I am a failed writer in the sense that I have never had my fiction professionally published. These posts, which will run on most Fridays, are an attempt to keep myself creatively motivated and just generally discuss the creative process from someone trying to figure it out. I genuinely love the process of making things — any things, from writing to drawing to music to woodworking to baking. Maybe my own failures can be a source of amusement or interest to others.
Cole Haddon, who has an excellent newsletter you should subscribe to if you are interested in the creative process at all, asks weekly discussion questions for his subscribers. One of the latest is “Which comics got you into reading comics”, and all I could think of was how my Grandfather used comics to get me into reading novels.
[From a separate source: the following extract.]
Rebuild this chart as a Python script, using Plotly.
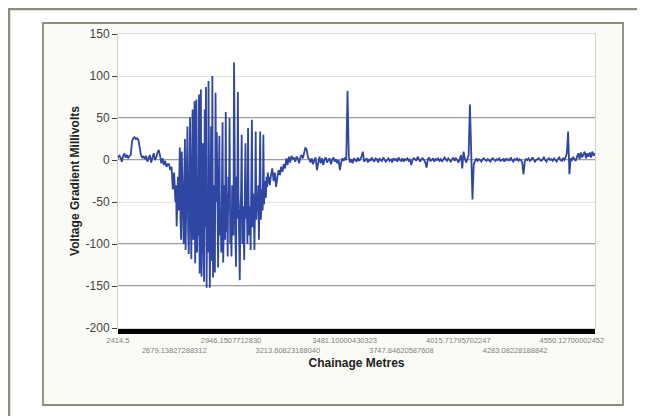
import plotly.graph_objects as go

# ---- data ----
# quiet start, before the disturbed zone
seg1_start = 2414.5
seg1_step = 6.0
seg1_mv = [
    2, 5, 3, -2, 4, 8, 3, 6, 2, 5,
    6, 22, 26, 27, 25, 26, 24, 14, 6, 3,
    4, 1, 5, -2, 3, 6, -3, 2, 8, 0,
    3, 9, 12, 5, -4, 2, -6, -1, -8, -5,
    -5, -12, -8, -35, -15,
]

# disturbed zone, sampled more densely
seg2_start = 2684.5
seg2_step = 3.0
seg2_mv = [
    -50, -30, -79, -45, -20, -60, -35, 15,
    -70, -95, 10, -40, -75, -100, -20, 25,
    -107, -60, -30, 40, -85, -112, -50, 51,
    -60, -118, -20, 60, -95, -70, 70, -123,
    -40, 72, -110, -60, -90, 78, -135, -50,
    84, -139, -70, 20, -100, -145, 60, -80,
    87, -152, -40, -110, 94, -60, -152, -90,
    40, -120, 100, -140, -30, -70, -134, 80,
    -50, 33, -100, -128, -40, 29, -90, -60,
    -110, -45, 45, -122, -70, -30, -95, 57,
    -85, -40, -115, -20, -60, 50, -100, -75,
    -115, -30, -50, -90, 116, -60, -80, -127,
    -20, -70, 81, -45, -90, -143, -60, -40,
    30, -100, -55, -80, -119, -35, 20, -70,
    -45, -100, 38, -60, -90, -55, -107, -30,
    48, -80, -40, -60, -107, -50, 34, -71,
    -45, -60, -30, -95, -40, 34, -71, -50,
    -35, -60, 30, -53, -40, -25, -45, -20, -32, -15, -28, -20, -30, -18,
]

# recovery and the long quiet section with isolated spikes
seg3_start = 3134.5
seg3_step = 6.0
seg3_mv = [
    -18, -10, -25, -15, -32, -20, -12, -18, -8, -14,
    -5, -10, 2, -6, 4, -3, 5, 1, 3, -2,
    4, 2, -4, 3, 6, 2, 8, 15, 12, 3,
    1, -3, 2, -5, 0, 3, -12, -2, 4, -4,
    2, -6, 1, 3, -3, 0, 2, -5, 1, 3,
    -2, 1, -4, 0, -12, -3, 2, -1, 3, 0,
    82, 4, -3, 1, -4, 2, 0, -2, 3, -1,
    1, 4, 10, -2, 0, 2, -3, 1, -1, 3,
    0, -2, 2, 1, -3, 2, 0, -1, 3, 1,
    -2, 0, 2, -1, 1, -3, 2, 0, 1, -2,
    3, 0, -1, 2, -2, 1, 0, 2, -1, 1,
    -6, 0, 2, 1, -1, 4, 0, -2, 1, 2,
    0, -3, -9, 1, 3, -1, 0, 2, -2, 1,
    0, 2, -1, 1, -2, 0, 3, 1, -1, 2,
    0, -2, 1, 3, -1, 2, 0, -3, 1, 6,
    -10, 10, 2, -3, 1, 6, 66, 5, -47, -5,
    0, 2, -1, 1, 0, -2, 1, 2, 0, -1,
    1, 0, -2, 1, 2, 0, -1, 1, 0, 2,
    -1, 0, 1, -2, 2, 0, 1, -1, 3, 0,
    -2, 1, 0, 2, -1, 1, 0, -3, -17, -2,
    1, 0, 2, -1, 0, 3, 1, -2, 0, 1,
    2, 0, -1, 1, 3, 0, -2, 1, 2, 0,
    1, -1, 2, 0, -2, 1, 3, 0, -1, 2,
    0, 3, 8, 34, -17, 2, 0, 3, 1, -1,
    4, 8, 1, 9, 3, 6, 10, 2, 8, 4,
    9, 3, 10, 5, 8,
]

x_tick_values = [2414.5, 2679.13827288312, 2946.1507712830, 3213.60823188040,
                 3481.10000430323, 3747.84620587608, 4015.71795702247,
                 4283.08228188842, 4550.12700002452]
x_tick_labels = ["2414.5", "2679.13827288312", "2946.1507712830", "3213.60823188040",
                 "3481.10000430323", "3747.84620587608", "4015.71795702247",
                 "4283.08228188842", "4550.12700002452"]
x_range = [2414.5, 4659.0]

y_tick_values = [150, 100, 50, 0, -50, -100, -150, -200]
y_tick_labels = ["150", "100", "50", "0", "-50", "-100", "-150", "-200"]
y_dark_grid = [50, 0, -100, -150]

# ---- build series ----
chainage, mv = [], []
for start, step, vals in [(seg1_start, seg1_step, seg1_mv),
                          (seg2_start, seg2_step, seg2_mv),
                          (seg3_start, seg3_step, seg3_mv)]:
    chainage += [start + step * i for i in range(len(vals))]
    mv += list(vals)

# dense tick band along the x axis (every 2 m), labels only at the label positions
dense = [x_range[0] + 2.0 * k for k in range(int((x_range[1] - x_range[0]) / 2.0) + 1)]
label_map = {}
for k, (v, t) in enumerate(zip(x_tick_values, x_tick_labels)):
    label_map[v] = t if k % 2 == 0 else " <br>" + t
all_vals = sorted(set(dense) | set(x_tick_values))
all_text = [label_map.get(v, "") for v in all_vals]

# ---- geometry (figure pixels; the page adds an 8 px body margin) ----
W, H = 637, 408
L, R, T, B = 110, 587, 26, 320
def px(xp):
    return (xp - L) / (R - L)
def py(yp):
    return (B - yp) / (B - T)

fig = go.Figure()
fig.add_trace(go.Scatter(
    x=chainage, y=mv, mode="lines",
    line=dict(color="#2f46a2", width=1.8), showlegend=False,
))

frame_col = "#8a8c7c"
shapes = [
    dict(type="line", xref="paper", yref="paper", x0=px(0), x1=px(640), y0=py(1), y1=py(1),
         line=dict(color=frame_col, width=2.5), layer="below"),
    dict(type="line", xref="paper", yref="paper", x0=px(1), x1=px(1), y0=py(0), y1=py(410),
         line=dict(color=frame_col, width=2.5), layer="below"),
    dict(type="rect", xref="paper", yref="paper", x0=px(35), x1=px(615), y0=py(397), y1=py(15),
         line=dict(color=frame_col, width=1.8), fillcolor="#fbfbf6", layer="below"),
    dict(type="rect", xref="paper", yref="paper", x0=0, x1=1, y0=0, y1=1,
         line=dict(width=0), fillcolor="#ffffff", layer="below"),
]
for v in y_dark_grid:
    shapes.append(dict(type="line", xref="paper", yref="y", x0=0, x1=1, y0=v, y1=v,
                       line=dict(color="#3c3c3c", width=1), layer="between"))

fig.update_layout(
    width=W, height=H, autosize=False,
    margin=dict(l=L, r=W - R, t=T, b=H - B, pad=0),
    paper_bgcolor="#ffffff", plot_bgcolor="rgba(0,0,0,0)",
    font=dict(family="Arial, Liberation Sans, sans-serif", color="#333333"),
    shapes=shapes,
    xaxis=dict(
        range=x_range, tickmode="array", tickvals=all_vals, ticktext=all_text,
        ticks="outside", ticklen=5, tickwidth=1, tickcolor="#000000",
        tickangle=0, tickfont=dict(size=7.5, color="#808080"),
        showgrid=False, zeroline=False, showline=True, linecolor="#d8d8d8", mirror=True,
        title=dict(text="<b>Chainage Metres</b>", font=dict(size=12, color="#222222"), standoff=4),
    ),
    yaxis=dict(
        range=[-200, 150], tickmode="array", tickvals=y_tick_values, ticktext=y_tick_labels,
        ticks="outside", ticklen=5, tickwidth=1, tickcolor="#444444",
        tickfont=dict(size=12, color="#444444"),
        showgrid=True, gridcolor="#e4e4e4", gridwidth=1, zeroline=False,
        showline=True, linecolor="#d0d0d0", mirror=True,
        title=dict(text="<b>Voltage Gradient Millivolts</b>", font=dict(size=12, color="#222222"), standoff=3),
    ),
)

fig.write_html("out.html")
My Grandfather hated comics. When I was visiting one summer, back when they were still on the South Side, he found me reading a Star Wars comic that my youngest uncle (who is only a few years older than me. Apparently, took my grandparents a bit to figure out why that kept happening …) had left lying around. He took one look, grabbed it out of my hand, snarled, “You aren’t wasting your time reading that crap” and took me right to a Waldenbooks where he let me buy pretty much anything on the SFF shelf. I am aware of the irony of mid 80s SFF being favorably compared to comics.
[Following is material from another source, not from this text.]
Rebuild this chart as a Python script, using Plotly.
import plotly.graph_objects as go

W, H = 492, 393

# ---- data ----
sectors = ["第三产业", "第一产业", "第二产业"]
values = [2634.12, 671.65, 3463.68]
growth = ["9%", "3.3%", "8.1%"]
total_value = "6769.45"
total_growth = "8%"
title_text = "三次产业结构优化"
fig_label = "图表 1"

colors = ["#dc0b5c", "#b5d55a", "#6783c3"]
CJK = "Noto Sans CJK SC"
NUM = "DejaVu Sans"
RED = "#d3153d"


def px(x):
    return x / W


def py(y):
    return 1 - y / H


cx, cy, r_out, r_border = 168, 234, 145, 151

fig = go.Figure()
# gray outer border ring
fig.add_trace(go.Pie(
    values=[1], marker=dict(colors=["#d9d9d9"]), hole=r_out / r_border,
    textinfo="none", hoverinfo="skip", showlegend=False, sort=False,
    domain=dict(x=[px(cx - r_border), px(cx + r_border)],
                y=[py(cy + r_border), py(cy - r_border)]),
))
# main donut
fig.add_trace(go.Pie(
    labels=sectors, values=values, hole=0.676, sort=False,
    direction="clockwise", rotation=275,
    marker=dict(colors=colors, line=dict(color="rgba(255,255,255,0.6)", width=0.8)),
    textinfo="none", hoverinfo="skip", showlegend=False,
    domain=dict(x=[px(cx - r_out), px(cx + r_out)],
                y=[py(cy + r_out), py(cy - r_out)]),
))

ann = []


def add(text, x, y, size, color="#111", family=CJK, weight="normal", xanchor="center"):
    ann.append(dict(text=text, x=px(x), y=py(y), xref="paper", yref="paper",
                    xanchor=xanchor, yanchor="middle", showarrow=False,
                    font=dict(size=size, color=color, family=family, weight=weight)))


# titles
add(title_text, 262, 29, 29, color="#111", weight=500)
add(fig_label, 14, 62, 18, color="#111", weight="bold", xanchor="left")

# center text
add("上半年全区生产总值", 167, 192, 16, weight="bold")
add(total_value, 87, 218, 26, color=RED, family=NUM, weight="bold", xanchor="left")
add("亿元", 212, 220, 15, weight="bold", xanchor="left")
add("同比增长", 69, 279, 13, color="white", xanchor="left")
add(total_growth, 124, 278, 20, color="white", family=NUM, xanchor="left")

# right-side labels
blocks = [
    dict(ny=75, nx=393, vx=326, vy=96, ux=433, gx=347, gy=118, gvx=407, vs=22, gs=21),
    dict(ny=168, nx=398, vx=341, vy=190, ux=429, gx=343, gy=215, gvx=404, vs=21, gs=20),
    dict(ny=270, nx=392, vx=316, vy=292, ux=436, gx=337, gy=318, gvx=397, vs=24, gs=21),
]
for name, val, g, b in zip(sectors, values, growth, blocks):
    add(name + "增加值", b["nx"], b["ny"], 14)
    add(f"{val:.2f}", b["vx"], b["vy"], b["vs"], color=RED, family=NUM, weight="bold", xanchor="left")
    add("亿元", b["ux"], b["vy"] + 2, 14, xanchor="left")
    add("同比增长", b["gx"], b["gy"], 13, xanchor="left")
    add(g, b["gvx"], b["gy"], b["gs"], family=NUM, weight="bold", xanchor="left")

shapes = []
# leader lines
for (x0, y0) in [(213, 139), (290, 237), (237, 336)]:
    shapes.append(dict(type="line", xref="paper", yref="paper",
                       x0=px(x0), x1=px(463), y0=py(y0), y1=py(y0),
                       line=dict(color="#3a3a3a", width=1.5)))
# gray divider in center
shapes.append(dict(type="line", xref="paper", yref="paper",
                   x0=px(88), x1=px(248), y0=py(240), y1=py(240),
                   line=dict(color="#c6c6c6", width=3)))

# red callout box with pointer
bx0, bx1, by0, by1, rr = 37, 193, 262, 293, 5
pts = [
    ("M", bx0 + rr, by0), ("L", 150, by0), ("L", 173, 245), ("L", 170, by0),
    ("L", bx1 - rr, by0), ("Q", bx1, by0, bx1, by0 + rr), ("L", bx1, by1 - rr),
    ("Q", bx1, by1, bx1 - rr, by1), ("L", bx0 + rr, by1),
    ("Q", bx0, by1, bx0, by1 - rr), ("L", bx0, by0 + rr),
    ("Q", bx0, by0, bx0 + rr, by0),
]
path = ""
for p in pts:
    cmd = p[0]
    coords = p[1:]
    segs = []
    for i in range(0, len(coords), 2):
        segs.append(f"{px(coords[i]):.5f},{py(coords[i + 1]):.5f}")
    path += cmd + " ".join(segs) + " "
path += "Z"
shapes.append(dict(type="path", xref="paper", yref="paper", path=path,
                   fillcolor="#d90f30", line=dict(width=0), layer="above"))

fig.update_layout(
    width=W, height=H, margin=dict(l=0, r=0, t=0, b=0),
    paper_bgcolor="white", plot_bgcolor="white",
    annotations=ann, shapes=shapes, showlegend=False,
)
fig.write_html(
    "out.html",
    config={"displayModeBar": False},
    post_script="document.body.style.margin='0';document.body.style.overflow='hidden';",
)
I never did get into comics, though I devoured everything else I could get my hands on. That moment went a long way to me becoming the avid reader, and eventually, the failed writer, you see before you. It wasn’t until I was in college and working for a small comics distributer in their warehouse and then one of their local stores (I would do anything while trying to pay for college. I was a telemarketer, worked in gas stations, dealt blackjack, worked in a frozen food factory, pretty much anything. That dude in Clerks? That was me, but I was probably whinier.) that I picked up any comics again. I enjoyed some, hated others, and was indifferent to most — Sturgeon’s Law made manifest.
But my distaste for comics was never really about the content. I mostly hated the form. Having to wait a week for the next 20ish pages of story? What fresh hell was this? Spending a buck of my hard-earned paper money instead of four or five bucks for four or five hundred pages? Madness! I don’t know if my Grandfather’s antipathy stemmed from the same place, from a hatred of the material, or because my youngest Uncle could be an annoying twit to him. But I do know that the one Star Wars comic I made it through before he interrupted me has stayed with me, unlike almost any other Star Wars story, since.
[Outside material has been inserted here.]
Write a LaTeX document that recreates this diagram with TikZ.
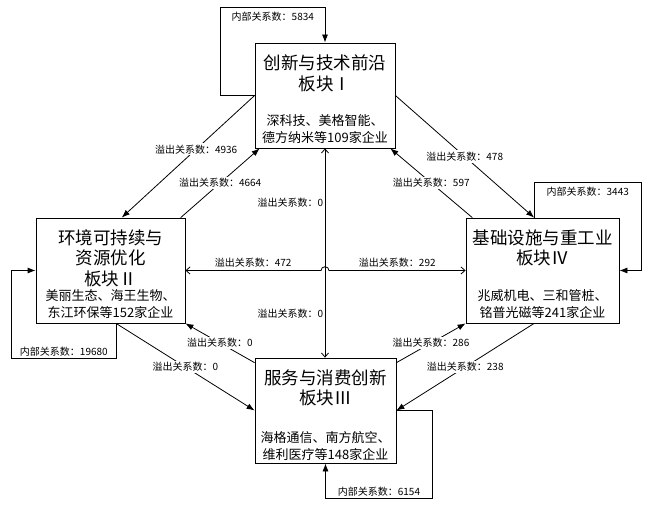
\documentclass[tikz,border=0pt]{standalone}
\usepackage{fontspec}
\setmainfont{Noto Sans CJK SC}
\usetikzlibrary{arrows.meta,positioning}

\begin{document}
\begin{tikzpicture}[x=1pt,y=-1pt,line width=0.8pt,
  -{Latex[length=8pt,width=6pt]},
  block/.style={draw,minimum width=#1,minimum height=105pt,inner sep=0pt},
  head/.style={inner sep=0pt,align=center,font=\fontsize{17.5}{20.5}\selectfont},
  sub/.style={inner sep=0pt,align=center,font=\fontsize{13}{17}\selectfont},
  tag/.style={fill=white,inner sep=1.5pt,font=\fontsize{10}{12}\selectfont},
  both/.style={{Straight Barb[length=4pt,width=7pt]}-{Straight Barb[length=4pt,width=7pt]}}]

\useasboundingbox (0,0) rectangle (650,510);

\node[block=140pt] (I) at (325,95.5) {};
\node[head,below=12pt of I.north] (Ih) {创新与技术前沿\\板块Ⅰ};
\node[sub,above=4pt of I.south] (Is) {深科技、美格智能、\\德方纳米等109家企业};

\node[block=149pt] (II) at (110.5,270.5) {};
\node[head,below=11.5pt of II.north] (IIh) {环境可持续与\\资源优化\\板块Ⅱ};
\node[sub,above=4pt of II.south] (IIs) {美丽生态、海王生物、\\东江环保等152家企业};

\node[block=141pt] (III) at (325.5,410.5) {};
\node[head,below=11.5pt of III.north] (IIIh) {服务与消费创新\\板块Ⅲ};
\node[sub,above=2pt of III.south] (IIIs) {海格通信、南方航空、\\维利医疗等148家企业};

\node[block=153pt] (IV) at (542.5,270.5) {};
\node[head,below=11.5pt of IV.north] (IVh) {基础设施与重工业\\板块Ⅳ};
\node[sub,above=4pt of IV.south] (IVs) {兆威机电、三和管桩、\\铭普光磁等241家企业};

% spillover between blocks
\path (I.west) edge node[tag,pos=0.44] (s12) {溢出关系数：4936} (II.78);
\path (II.37) edge node[tag] (s21) {溢出关系数：4664} (I.219);
\path (I.east) edge node[tag] (s14) {溢出关系数：478} (IV.99);
\path (IV.143) edge node[tag] (s41) {溢出关系数：597} (I.321);
\path (II.-84) edge node[tag] (s23) {溢出关系数：0} (III.west);
\path (III.146) edge node[tag] (s32) {溢出关系数：0} (II.south east);
\path (III.34) edge node[tag] (s34) {溢出关系数：286} (IV.south west);
\path (IV.261) edge node[tag] (s43) {溢出关系数：238} (III.east);

\draw[both] (I.south) -- node[tag,left,pos=0.26] (s13) {溢出关系数：0}
  node[tag,left,pos=0.79] (s31) {溢出关系数：0} (I.south |- III.north);

\coordinate (X) at (I.south |- II.east);
\draw[both] (II.east) -- node[tag,above=1pt] (s42) {溢出关系数：472} ([xshift=-4pt]X)
  .. controls ([xshift=-4pt,yshift=5pt]X) and ([xshift=4pt,yshift=5pt]X) .. ([xshift=4pt]X)
  -- node[tag,above=1pt] (s24) {溢出关系数：292} (IV.west);

% inner relations
\draw (I.west) -- ++(-34,0) |- node[tag,below=3pt,pos=0.75] (r1) {内部关系数：5834} ([yshift=35pt]I.north) -- (I.north);
\draw (II.-84) -- ([yshift=-35pt]II.-84) -| node[tag,above,pos=0.25] (r2) {内部关系数：19680} ([xshift=-24pt]II.west) -- (II.west);
\draw (IV.99) -- ([yshift=35pt]IV.99) -| node[tag,below=3pt,pos=0.25] (r4) {内部关系数：3443} ([xshift=22pt]IV.east) -- (IV.east);
\draw (III.east) -- ([xshift=36pt]III.east) |- node[tag,above,pos=0.75] (r3) {内部关系数：6154} ([yshift=-35pt]III.south) -- (III.south);

\end{tikzpicture}
\end{document}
The comic was a one off, I think, about a storm Trooper from Alderann who wears a piece of the destroyed planet around his neck (If none of this makes any sense to you, go watch the original trilogy.). In my memory, Leia is shocked to see a fellow Aldrerannian (sure, let’s go with that.) serving the Empire. And even more shocked when he points out that, as someone who wasn’t a princess, life on Alderann wasn’t all peaches and cream. The Storm Trooper was wrong, but so had been Leia. As a kid, it was one of the first times I had seen the idea that the lives of the people who aren’t at the top, who aren’t the traditional heroes, could and should matter. And it was one of the first times I had seen a piece of art discuss class, however obliquely, as a lived experience. Am I a socialist because of a Star Wars comic? Eh, probably not.
But it didn’t hurt.
All of this to say two things: I miss my Grandfather, and he was wrong about comics. Format does not dictate quality. You can tell a fascinating, moving story in any format as long as you are willing to understand the limitations of your chosen format. So, no, that Star Wars comic did not drive me to a life of thin paperbacks and foil embossed, special covers. But it did, indirectly, lead to a life of writing and reading. And it does remind me that story can be found in any format, expressed in any medium, if you take the time and effort.
Weekly Word Count
Twenty pages on the script. I hope to finish it this weekend, as I have a group of people ready to read it on Monday. I am sure it is absolute shit, but it’s been fun to write. The change of style from a novel has been creatively fascinating for me.